Mayrig, une histoire entre mille de ruines et d’espoir

Aline Kamakian refuse la résignation. Près de 85 familles dépendent financièrement de son restaurant. Si l’intérieur est, pour l’heure, condamné, elle s’est juré de rouvrir la terrasse et la cuisine au plus vite.

Mayrig, une histoire entre mille de ruines et d’espoir

Aline Kamakian, sur les marches de son restaurant dévasté, à Gemmayzé, par la double explosion du 4 août. Photo João Sousa

Au 282 de la rue Pasteur, l’élégante demeure ottomane qui abrite le restaurant Mayrig, ambassade de la gastronomie arménienne à Beyrouth, n’est plus qu’un champ de ruines que dévisage tristement, en face, la carcasse du Wild Discovery. À côté, le Cyrano a rendu l’âme, et des portraits de Rawan Misto, l’une des employées du café, sont affichés sur ce qu’il reste de la devanture. Cette jeune Kurde syrienne fait partie des plus de 170 personnes tuées dans la double explosion du 4 août au port de Beyrouth. « Ouvert depuis juillet 2003, Mayrig propose une cuisine traditionnelle dans le cadre raffiné d’une ancienne maison libanaise. (...) Un beau voyage vers une cuisine pleine de richesses », écrivait le Petit Futé dans son édition 2020. Si les guides de voyage au Liban publiés cette année semblaient déjà désuets, ils relèvent à présent de documents d’archives. « Le beau voyage » s’est mué en une virée en enfer quand, mardi dernier, le temps s’est arrêté tout en s’accélérant dans le fracas assourdissant d’immeubles qui s’effondrent, de plafonds qui s’écroulent, de vitres qui volent en éclats, de corps qui tombent et de sirènes qui hurlent.
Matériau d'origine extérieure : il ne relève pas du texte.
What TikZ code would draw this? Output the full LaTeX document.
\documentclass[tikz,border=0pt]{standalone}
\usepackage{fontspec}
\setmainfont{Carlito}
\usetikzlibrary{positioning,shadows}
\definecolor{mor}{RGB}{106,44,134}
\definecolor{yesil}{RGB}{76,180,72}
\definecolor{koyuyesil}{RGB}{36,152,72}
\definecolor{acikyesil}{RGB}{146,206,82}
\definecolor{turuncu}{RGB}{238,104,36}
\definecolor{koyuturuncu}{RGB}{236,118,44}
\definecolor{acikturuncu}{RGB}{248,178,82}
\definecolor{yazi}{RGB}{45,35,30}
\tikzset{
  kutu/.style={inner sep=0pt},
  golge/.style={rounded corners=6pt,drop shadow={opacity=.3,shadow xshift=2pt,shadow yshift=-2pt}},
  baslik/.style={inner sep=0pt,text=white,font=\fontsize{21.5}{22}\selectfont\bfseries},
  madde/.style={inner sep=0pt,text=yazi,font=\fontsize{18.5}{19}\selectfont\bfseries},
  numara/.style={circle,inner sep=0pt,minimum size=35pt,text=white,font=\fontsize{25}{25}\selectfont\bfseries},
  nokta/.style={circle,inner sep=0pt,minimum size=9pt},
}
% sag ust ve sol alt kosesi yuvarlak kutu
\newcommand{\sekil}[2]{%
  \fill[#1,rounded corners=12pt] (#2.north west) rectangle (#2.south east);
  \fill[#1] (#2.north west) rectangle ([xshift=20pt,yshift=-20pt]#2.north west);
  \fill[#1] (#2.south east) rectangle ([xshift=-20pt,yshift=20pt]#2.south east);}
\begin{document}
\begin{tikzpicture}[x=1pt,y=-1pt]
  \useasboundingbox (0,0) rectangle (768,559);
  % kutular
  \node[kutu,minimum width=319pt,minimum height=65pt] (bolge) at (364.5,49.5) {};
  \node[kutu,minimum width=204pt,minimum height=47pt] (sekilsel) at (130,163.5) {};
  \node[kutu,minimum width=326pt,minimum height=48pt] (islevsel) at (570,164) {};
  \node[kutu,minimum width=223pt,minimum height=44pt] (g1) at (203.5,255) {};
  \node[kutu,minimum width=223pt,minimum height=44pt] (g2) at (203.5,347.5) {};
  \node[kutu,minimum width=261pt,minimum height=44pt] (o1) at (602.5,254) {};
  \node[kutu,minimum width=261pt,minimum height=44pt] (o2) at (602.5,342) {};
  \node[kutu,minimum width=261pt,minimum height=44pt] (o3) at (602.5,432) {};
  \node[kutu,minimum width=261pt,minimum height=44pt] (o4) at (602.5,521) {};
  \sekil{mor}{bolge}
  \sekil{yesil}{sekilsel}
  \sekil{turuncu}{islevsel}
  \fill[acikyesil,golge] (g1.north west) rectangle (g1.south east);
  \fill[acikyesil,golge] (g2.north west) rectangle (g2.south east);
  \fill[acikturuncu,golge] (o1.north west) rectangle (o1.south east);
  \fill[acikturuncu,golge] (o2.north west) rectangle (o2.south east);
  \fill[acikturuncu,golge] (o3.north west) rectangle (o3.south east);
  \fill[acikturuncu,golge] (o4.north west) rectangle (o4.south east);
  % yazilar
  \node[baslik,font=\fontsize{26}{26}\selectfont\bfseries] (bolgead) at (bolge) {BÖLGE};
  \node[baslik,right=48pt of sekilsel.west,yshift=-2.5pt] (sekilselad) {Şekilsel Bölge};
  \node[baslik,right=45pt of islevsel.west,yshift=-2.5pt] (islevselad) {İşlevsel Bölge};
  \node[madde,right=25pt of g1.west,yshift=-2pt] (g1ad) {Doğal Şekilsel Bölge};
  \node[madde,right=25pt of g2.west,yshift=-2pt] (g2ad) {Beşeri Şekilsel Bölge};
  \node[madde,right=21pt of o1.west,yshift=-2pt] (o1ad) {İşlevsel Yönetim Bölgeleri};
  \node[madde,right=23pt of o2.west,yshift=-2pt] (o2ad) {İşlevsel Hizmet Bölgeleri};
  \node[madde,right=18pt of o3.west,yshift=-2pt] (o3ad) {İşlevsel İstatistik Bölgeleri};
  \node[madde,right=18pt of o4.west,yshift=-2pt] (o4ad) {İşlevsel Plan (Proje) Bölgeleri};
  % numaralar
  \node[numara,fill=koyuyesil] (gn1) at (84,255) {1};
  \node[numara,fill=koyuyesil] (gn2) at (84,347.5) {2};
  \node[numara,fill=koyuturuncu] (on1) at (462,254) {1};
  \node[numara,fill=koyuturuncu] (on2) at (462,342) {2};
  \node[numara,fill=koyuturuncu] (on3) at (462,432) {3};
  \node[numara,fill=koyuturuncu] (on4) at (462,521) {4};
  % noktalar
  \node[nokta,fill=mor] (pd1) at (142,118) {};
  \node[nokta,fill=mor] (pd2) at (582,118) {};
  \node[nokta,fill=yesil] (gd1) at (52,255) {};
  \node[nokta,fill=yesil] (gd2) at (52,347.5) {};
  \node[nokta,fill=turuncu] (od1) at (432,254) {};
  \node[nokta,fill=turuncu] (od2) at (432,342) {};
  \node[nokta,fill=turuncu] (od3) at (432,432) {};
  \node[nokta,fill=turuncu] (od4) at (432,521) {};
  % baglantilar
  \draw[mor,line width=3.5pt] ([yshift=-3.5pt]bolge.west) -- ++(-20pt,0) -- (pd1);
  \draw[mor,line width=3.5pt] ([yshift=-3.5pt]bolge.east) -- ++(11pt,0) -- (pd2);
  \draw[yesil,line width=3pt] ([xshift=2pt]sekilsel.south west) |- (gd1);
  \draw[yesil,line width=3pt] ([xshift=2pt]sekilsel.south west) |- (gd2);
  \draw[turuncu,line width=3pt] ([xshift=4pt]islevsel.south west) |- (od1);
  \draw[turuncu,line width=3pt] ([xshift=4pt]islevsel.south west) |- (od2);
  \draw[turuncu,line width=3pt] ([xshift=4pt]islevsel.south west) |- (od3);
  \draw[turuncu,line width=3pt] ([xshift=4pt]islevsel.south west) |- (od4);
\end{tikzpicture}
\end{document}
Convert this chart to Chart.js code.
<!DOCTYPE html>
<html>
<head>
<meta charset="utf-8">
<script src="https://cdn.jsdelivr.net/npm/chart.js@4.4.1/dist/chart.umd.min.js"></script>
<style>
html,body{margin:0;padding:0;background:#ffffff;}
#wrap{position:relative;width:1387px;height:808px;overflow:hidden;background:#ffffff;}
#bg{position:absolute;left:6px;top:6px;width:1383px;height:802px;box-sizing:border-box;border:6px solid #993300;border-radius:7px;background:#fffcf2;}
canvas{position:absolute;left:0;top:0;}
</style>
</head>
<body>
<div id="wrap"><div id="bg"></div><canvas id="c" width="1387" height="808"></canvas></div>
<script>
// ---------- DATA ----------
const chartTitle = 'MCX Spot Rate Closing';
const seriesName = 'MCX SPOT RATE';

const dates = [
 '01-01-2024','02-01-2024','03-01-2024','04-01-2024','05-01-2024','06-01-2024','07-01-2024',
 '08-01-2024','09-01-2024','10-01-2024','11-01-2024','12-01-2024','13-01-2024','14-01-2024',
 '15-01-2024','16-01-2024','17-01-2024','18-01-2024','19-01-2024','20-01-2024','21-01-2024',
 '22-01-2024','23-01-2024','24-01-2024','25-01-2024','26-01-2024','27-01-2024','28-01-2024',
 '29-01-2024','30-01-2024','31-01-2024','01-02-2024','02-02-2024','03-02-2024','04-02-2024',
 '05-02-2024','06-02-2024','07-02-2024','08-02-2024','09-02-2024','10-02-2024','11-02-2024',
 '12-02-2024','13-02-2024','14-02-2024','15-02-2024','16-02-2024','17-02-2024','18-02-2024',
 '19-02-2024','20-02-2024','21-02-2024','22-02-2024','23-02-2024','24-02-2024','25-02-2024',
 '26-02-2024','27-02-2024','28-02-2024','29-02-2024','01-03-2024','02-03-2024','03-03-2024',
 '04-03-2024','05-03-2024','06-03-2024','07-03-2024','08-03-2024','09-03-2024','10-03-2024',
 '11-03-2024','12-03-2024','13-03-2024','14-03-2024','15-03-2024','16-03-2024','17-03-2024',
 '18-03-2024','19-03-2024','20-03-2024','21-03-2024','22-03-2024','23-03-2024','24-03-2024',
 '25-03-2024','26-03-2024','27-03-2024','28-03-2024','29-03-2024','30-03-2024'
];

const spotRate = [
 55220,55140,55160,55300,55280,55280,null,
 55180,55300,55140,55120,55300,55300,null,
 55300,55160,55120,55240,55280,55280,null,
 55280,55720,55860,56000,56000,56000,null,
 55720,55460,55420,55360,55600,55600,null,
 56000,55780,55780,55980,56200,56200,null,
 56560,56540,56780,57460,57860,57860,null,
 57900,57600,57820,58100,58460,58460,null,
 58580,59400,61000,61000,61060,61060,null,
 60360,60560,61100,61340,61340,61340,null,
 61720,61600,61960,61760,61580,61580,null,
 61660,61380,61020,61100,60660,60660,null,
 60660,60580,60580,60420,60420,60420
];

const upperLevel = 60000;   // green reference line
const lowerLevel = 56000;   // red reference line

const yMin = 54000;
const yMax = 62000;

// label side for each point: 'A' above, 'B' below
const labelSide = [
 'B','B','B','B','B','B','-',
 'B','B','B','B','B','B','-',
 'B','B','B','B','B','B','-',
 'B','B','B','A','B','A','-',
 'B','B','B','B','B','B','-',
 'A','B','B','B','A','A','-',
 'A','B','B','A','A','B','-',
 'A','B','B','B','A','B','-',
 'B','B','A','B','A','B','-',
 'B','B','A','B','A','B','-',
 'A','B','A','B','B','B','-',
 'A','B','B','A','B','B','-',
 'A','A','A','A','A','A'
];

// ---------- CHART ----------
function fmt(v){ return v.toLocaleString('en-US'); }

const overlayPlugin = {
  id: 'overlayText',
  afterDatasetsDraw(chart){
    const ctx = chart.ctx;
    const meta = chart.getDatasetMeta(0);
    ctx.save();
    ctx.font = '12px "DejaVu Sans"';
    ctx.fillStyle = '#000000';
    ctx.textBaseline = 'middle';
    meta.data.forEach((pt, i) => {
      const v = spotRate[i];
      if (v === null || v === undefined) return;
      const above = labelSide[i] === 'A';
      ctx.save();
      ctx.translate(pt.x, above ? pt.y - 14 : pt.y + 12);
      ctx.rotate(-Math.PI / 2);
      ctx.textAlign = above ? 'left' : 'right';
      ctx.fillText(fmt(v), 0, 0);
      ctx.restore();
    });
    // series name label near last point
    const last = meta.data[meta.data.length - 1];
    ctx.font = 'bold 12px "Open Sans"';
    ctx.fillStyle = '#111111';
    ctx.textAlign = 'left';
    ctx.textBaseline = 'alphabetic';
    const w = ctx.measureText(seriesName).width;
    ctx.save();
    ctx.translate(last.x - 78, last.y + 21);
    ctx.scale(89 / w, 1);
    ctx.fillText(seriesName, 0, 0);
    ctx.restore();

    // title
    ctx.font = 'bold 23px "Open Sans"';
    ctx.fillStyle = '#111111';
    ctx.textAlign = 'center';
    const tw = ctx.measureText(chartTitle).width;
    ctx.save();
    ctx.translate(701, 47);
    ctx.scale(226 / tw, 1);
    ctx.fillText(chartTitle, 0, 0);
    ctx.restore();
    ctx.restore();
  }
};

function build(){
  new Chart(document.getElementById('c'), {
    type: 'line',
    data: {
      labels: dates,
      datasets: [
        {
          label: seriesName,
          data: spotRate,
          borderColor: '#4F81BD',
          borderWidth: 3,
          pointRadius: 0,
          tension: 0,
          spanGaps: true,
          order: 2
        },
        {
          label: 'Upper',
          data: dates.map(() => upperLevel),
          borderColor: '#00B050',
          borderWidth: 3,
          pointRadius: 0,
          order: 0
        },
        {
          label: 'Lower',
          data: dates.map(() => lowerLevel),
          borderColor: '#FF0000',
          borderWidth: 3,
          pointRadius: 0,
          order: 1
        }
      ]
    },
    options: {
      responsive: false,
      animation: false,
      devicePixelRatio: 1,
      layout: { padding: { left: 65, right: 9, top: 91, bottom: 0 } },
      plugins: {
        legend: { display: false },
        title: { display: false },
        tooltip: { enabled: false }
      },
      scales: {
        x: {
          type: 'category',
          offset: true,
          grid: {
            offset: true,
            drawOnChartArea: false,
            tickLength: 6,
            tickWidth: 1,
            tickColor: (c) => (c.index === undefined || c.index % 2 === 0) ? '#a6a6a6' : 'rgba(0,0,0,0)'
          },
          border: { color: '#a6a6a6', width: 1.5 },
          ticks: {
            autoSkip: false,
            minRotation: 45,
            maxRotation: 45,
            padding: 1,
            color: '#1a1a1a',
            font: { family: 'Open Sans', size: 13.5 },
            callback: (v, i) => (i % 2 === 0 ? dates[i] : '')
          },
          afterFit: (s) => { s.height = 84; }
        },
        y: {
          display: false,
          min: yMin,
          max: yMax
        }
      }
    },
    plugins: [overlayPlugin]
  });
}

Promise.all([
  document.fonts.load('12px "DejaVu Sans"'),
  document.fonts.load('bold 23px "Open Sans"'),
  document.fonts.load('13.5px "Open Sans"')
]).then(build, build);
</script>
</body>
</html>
Les décombres de Mayrig sont à l’image de Beyrouth. Une grande partie des employés ainsi que la propriétaire, Aline Kamakian, vivaient dans le coin ou à Bourj Hammoud. La plupart d’entre eux comptent à présent parmi les 300 000 sans-abri du pays. La nuit du 4 août a emporté avec elle les reliquats des quelques success stories à la libanaise qui, autant que faire se peut, résistaient encore à la crise économique. Aline Kamakian incarne avec force un narratif libanais construit autour de l’initiative privée, de la combativité et de la débrouille. Au Liban peut-être encore plus qu’ailleurs, « monter sa boîte » a longtemps été une vocation répandue. Rien qu’en 2018, le rapport du Global Entrepreneurship Monitor (GEM) classait le pays du Cèdre au quatrième rang mondial en termes d’esprit d’entreprise sur 48 pays étudiés. Chez Aline Kamakian, ce dynamisme s’est jusque-là illustré par sa capacité à mener de front et avec brio plusieurs activités à la fois, en tant que directrice de la compagnie de courtage Insurance Investment Consultant et comme restauratrice, avec les deux réussites que sont Mayrig et sa petite sœur, Batchig, qui a ouvert ses portes quelques années plus tard.

Vitres soufflées, tables renversées... Les dégâts sont lourds dans le restaurant Mayrig, situé rue Pasteur. Photo DR

Premier restaurant

Son histoire est aussi celle d’un certain cosmopolitisme à la libanaise dont la capitale a longtemps été le porte-étendard, terre de refuge pour les Arméniens ayant fui le génocide et terre de reconstruction. Une ville qui, dans le monde arabe, a pu représenter une certaine forme de « modernité » et offrir quelques espaces de liberté aux intellectuels, aux artistes et aux hommes d’affaires de la région. Beyrouth « séduit de mille commencements ouverts et d’alphabets nouveaux », évoque un vers de Mahmoud Darwich. La ville a figuré une certaine idée du possible, même quand tout semblait insurmontable.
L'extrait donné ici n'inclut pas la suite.